STRIDING AND PADDING
Keras offers a very nice padding feature for striding operations, i.e. padding=’same’. This ensures that after the operation has been applied, the dimension of the activation map is preserved up to the striding factor. So, if the stride value is \(1\), the input and output tensor will have the same \((W, H)\) size, while the output size will be exactly half when the stride is \(2\). Intuitively, it adds just the right amount of padding to allow all operations to be carried out meaningfully. In Caffe, you have to explicitly state the padding value instead. Now consider the case where you’re running a max pooling with stride \(1\), as the second max-pooling in the toy example above, over an input tensor of size \((W/2, H/2)\). If we tell Caffe not to add any padding, then the output map will be one pixel shorter \((W/2-1, H/2-1)\) than it’s keras counterpart, because a \(2×2\) kernel cannot be applied over the last row and last column of the input. On the other hand, if we add a padding of one, Caffe will add one row and one column on both sides of the input and the output will result in a \((W/2+1, W/2+1)\)-sized tensor. To ensure the same output shape, we thus need to crop the padded output of the Caffe pooling layer. In particular, the wish to discard the first row and the first column — and that’s exactly why we added a Crop layer in the network definition.

TRANSFER THE WEIGHTS

Now that we have defined our empty network, we can fill it with weights! Let’s consider a function that takes two input, the keras model and the Caffe model and returns the Caffe model with the transferred weights.

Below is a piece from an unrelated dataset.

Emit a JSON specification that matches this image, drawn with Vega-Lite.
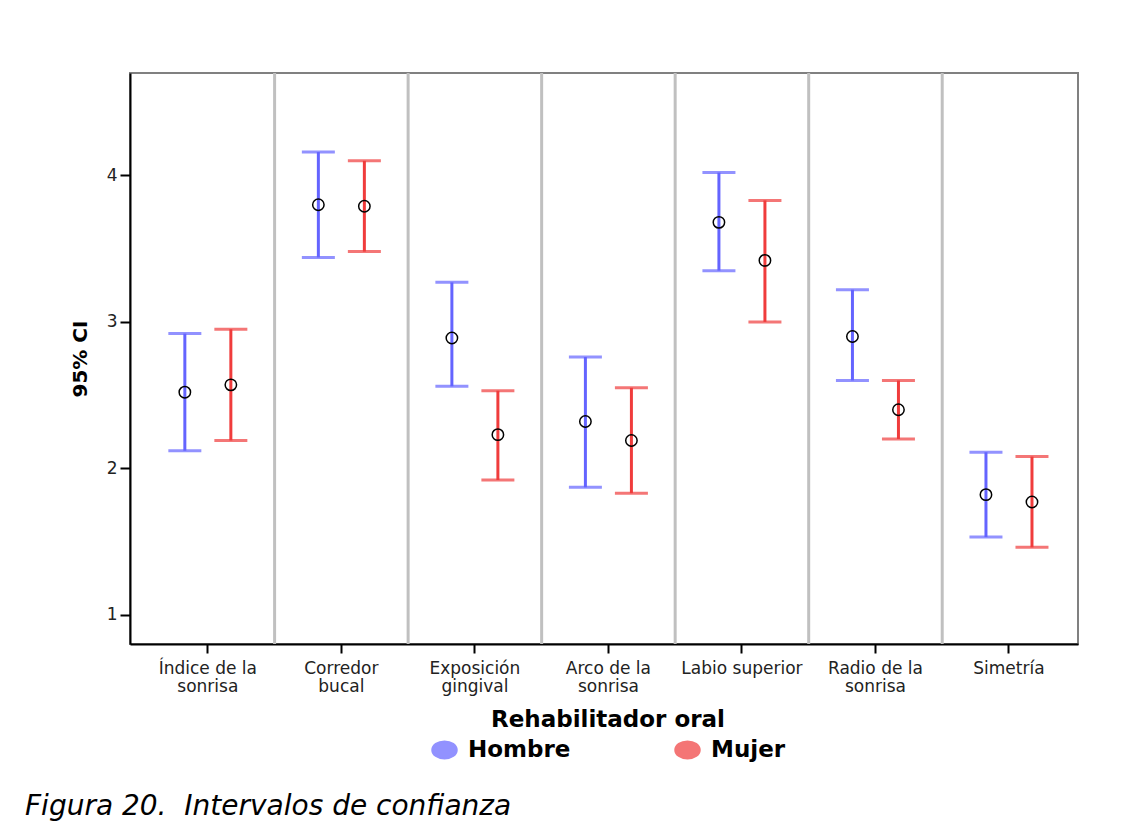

    net_with_weights = keras_weights_to_caffe_model(keras_model=model, caffe_model=net)

This function will loop through all layers of the Keras model, and stop when a specific layer is named as one of the layers in the Caffe model. In the toy example above, two things can happen: this layer is either a conv layer or a batchnorm layer.

    for layer in keras_model.layers:

        # skip if there is no caffe layer named accordingly
        if not np.any([x == layer.name for x in caffe_model._layer_names]): continue

        if type(layer) == keras.layers.Convolution2D:
            # convert convolutions ...

        if type(layer) == keras.layers.BatchNormalization:
            # convert batchnorm layers ...

2D CONVOLUTIONS
If the layer is a convolution, there are a couple of things to notice. First, keras.layers.Convolution2D.get_weights() can return a list with one or two elements depending on the presence of the bias term. In case of missing bias, we need to add a zero valued array in Caffe. Caffe keeps the same parameter ordering for convolutions, the first element is the kernel, the second one is the bias. But the biggest difference is in the channel ordering. The dimensions of a kernel tensor in keras have the following semantics \((h, w, c_\text{in}, c_\text{out})\), where \(h\times w\) is the kernel size, \(c_\text{in}\) is the number of channel at the previous layer and \(c_\text{out}\) is the number of features to output. Caffe, on the other hand, expects a kernel tensor ordered as \((c_\text{out}, c_\text{in}, h, w)\). Special care is needed if you’re not using the TF image channel ordering since the keras kernel tensor might be differently transposed.

        # convert convolutions
        data = layer.get_weights()
        w, b = data if np.shape(data)[0] > 1 else [data[0], np.zeros((1, np.shape(data)[-1]))]  # the bias term might not be present
        caffe_model.params[layer.name][0].data[...] = np.transpose(w, (3, 2, 0, 1))  # Caffe wants (c_out, c_in, h, w)
        caffe_model.params[layer.name][1].data[...] = b

BATCHNORM
Converting a batchnorm layer is somehow trickier. First, recall that a batchnorm consists of a set of 4 parameters: mean, variance, \(\beta\) and \(\gamma\). These parameters in keras.layers.BatchNormalization.get_weights(), are ordered as [0] \(\gamma\), [1] \(\beta\), [2] mean and [3] variance. However, it is important to know that the BatchNorm layer in Caffe only accounts for mean and variance, and has an additional scaling factor (that divides both mean and variance) that we don’t find in Keras but can be safely set to 1, without loss of generality. For the \(\gamma\) and \(\beta\) parameters, we need to find the respective Scale layer paired with the BatchNorm Caffe layer. It can be retrieved through the BatchNorm name if a proper naming convention was used when defining the network structure. Of upmost importance is to know that Keras adds a regularizing constant of \(1e-3\) to the variance. This value is automatically added in the Keras BatchNormalization layer and ensures that the denominator is never too small and the normalized output is somehow more stable across batches. This constant is not small enough to be neglected and need to be added during the transfer to obtain comparable outputs from this layer from Caffe and Keras.

        # convert batchnorm layers
        gamma, beta, mean, variance = layer.get_weights()
        caffe_model.params[layer.name][0].data[...] = mean
        caffe_model.params[layer.name][1].data[...] = variance + 1e-3
        caffe_model.params[layer.name][2].data[...] = 1  # always set scale factor to 1
        caffe_model.params['{}_sc'.format(layer.name)][0].data[...] = gamma  # scale
        caffe_model.params['{}_sc'.format(layer.name)][1].data[...] = beta  # bias

CONCLUSIONS

While Keras is super useful at training time, we often need to move to other frameworks for deployment. For embedded devices and FPGA, Caffe is typically the supported reference framework but transferring a learned model from Keras to Caffe requires careful supervision. In this post we highlighted some of the differences we have encountered and how to solve them.

Ioffe, Sergey, and Christian Szegedy. “Batch normalization: Accelerating deep network training by reducing internal covariate shift.” International Conference on Machine Learning. 2015.